ING Bank Slaski (ING) Q2 2024 earnings summary

Event summary combining transcript, slides, and related documents.

Logotype for ING Bank Slaski S.A.

Q2 2024 earnings summary

2 Feb, 2026

Executive summary

  • Q2 2024 net profit was PLN 964.7 million, down 12% year-over-year, mainly due to the credit vacation program and higher risk costs; H1 2024 net profit was PLN 1,958.0 million, a 2–2.5% decrease year-over-year.

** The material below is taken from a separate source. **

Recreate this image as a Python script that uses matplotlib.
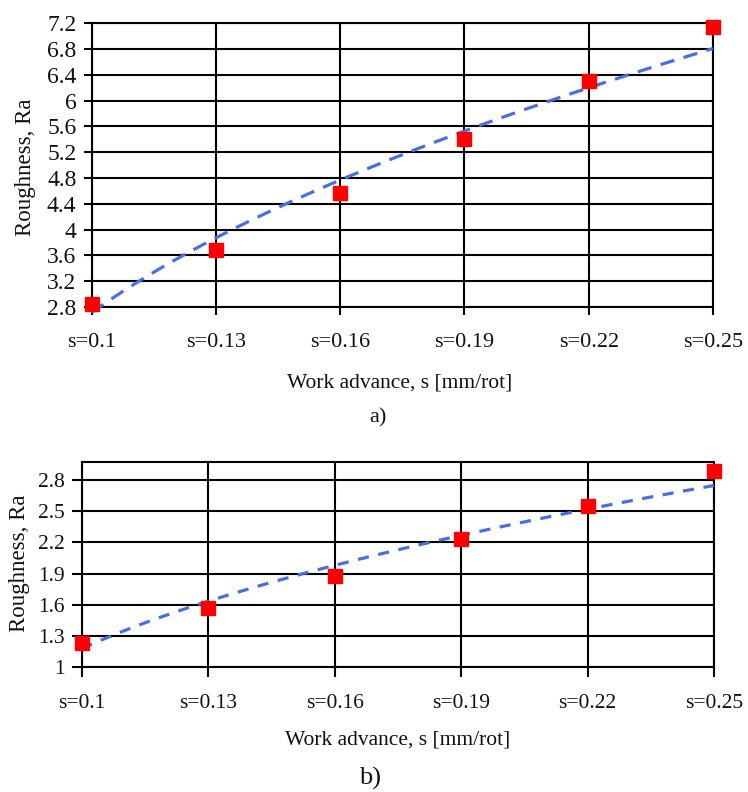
import numpy as np
import matplotlib
matplotlib.use("Agg")
import matplotlib.pyplot as plt

plt.rcParams['font.family'] = ['Liberation Serif', 'DejaVu Serif']

# feed values and measured roughness for both test series
feed_labels = ["s=0.1", "s=0.13", "s=0.16", "s=0.19", "s=0.22", "s=0.25"]
ra_a = [2.85, 3.69, 4.57, 5.41, 6.30, 7.14]
ra_b = [1.23, 1.57, 1.88, 2.23, 2.55, 2.89]

yticks_a = [2.8, 3.2, 3.6, 4, 4.4, 4.8, 5.2, 5.6, 6, 6.4, 6.8, 7.2]
yticks_b = [1, 1.3, 1.6, 1.9, 2.2, 2.5, 2.8]

W, H = 748, 792
fig = plt.figure(figsize=(W / 100, H / 100), dpi=100)
txt = "#111111"


def px_axes(left, top, right, bottom):
    return fig.add_axes([left / W, 1 - bottom / H, (right - left) / W, (bottom - top) / H])


def power_trend(vals):
    # Excel-style power trendline: y = a * n^b, n = 1..6
    n = np.arange(1, len(vals) + 1)
    b, ln_a = np.polyfit(np.log(n), np.log(vals), 1)
    xs = np.linspace(1, len(vals), 200)
    return xs - 1, np.exp(ln_a) * xs ** b


def draw(ax, vals, yticks, ylim, dashes, tick_len, xsize, ysize):
    xs, ys = power_trend(vals)
    ax.plot(xs, ys, color="#4a6ee0", lw=2.3, dashes=dashes, zorder=3, clip_on=False)
    ax.plot(range(len(vals)), vals, "s", color="#ff0000", ms=10, mec="#ff0000",
            zorder=4, clip_on=False)
    ax.set_xlim(0, len(vals) - 1)
    ax.set_ylim(*ylim)
    ax.set_xticks(range(len(vals)))
    ax.set_xticklabels(feed_labels)
    ax.set_yticks(yticks)
    ax.set_yticklabels([f"{v:g}" for v in yticks])
    ax.grid(True, color="black", lw=1.5)
    ax.set_axisbelow(True)
    for sp in ax.spines.values():
        sp.set_color("black")
        sp.set_linewidth(1.5)
    ax.tick_params(axis="x", length=tick_len, width=1.5, pad=13, labelsize=xsize, labelcolor=txt)
    ax.tick_params(axis="y", length=tick_len, width=1.5, pad=5, labelsize=ysize, labelcolor=txt)


ax1 = px_axes(91.7, 23.3, 713, 307)
draw(ax1, ra_a, yticks_a, (2.8, 7.2), (4.5, 3), 6, 16, 17)
fig.text(25 / W, 1 - 167 / H, "Roughness, Ra", rotation=90, ha="center", va="center",
         fontsize=16.5, color=txt)
fig.text(400 / W, 1 - 383 / H, "Work advance, s [mm/rot]", ha="center", va="center",
         fontsize=15.5, color=txt)
fig.text(378 / W, 1 - 418 / H, "a)", ha="center", va="center", fontsize=16, color=txt)

ax2 = px_axes(81.7, 461.7, 714, 666.7)
draw(ax2, ra_b, yticks_b, (1, 2.98), (3.5, 3), 7, 15.5, 15.5)
fig.text(20 / W, 1 - 563 / H, "Roughness, Ra", rotation=90, ha="center", va="center",
         fontsize=16.5, color=txt)
fig.text(398 / W, 1 - 740 / H, "Work advance, s [mm/rot]", ha="center", va="center",
         fontsize=15.5, color=txt)
fig.text(370 / W, 1 - 778 / H, "b)", ha="center", va="center", fontsize=19, color=txt)

fig.savefig("out.png", dpi=100)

  • The bank acquired over 60,000 new individual and up to 15,000 new SME/corporate clients year-over-year, with strong digital engagement and transaction growth.

  • Market share in loans is growing faster than deposits, reflecting the business model's focus.

  • ING Bank Śląski maintained its position as the 4th largest bank in Poland, with 4.5 million individual and 568,000 corporate clients.

Financial highlights

  • Net interest income for H1 2024 was PLN 4,203.9 million, up 7.4% year-over-year; Q2 2024 NII was PLN 2,041.3 million, down 1% year-over-year, but would be PLN 2,211.3 million (+8% y/y) adjusted for credit holidays.

  • Net commission income for H1 2024 was PLN 1,147.0 million (+8.7% y/y); Q2 2024 commission income was PLN 571.0 million (+7% y/y).

  • Cost to income ratio was 44.6% as of June 2024; cost/income ratio (including bank levy) at 42.9% in Q2 2024.

  • Operational costs increased by 12–15% year-over-year, mainly due to higher labor and third-party service costs.

  • Cost of risk reached PLN 317.8 million in Q2 2024 (+61% y/y), with most provisions in the corporate sector due to isolated cases.

Outlook and guidance

  • Expectation of continued stable growth, with the bank aiming to grow faster than the market and GDP; GDP growth forecast at 3% in 2024.

  • Investment activity is expected to remain subdued in 2024, with a rebound anticipated in 2025 as EU funds absorption increases.

  • Inflation is projected to rise to 4–5% by year-end 2024, peaking below 6% in March next year; monetary easing expected in 2025.

  • The Group continues to monitor macroeconomic and regulatory risks, including the planned replacement of the WIBOR benchmark rate after 2027.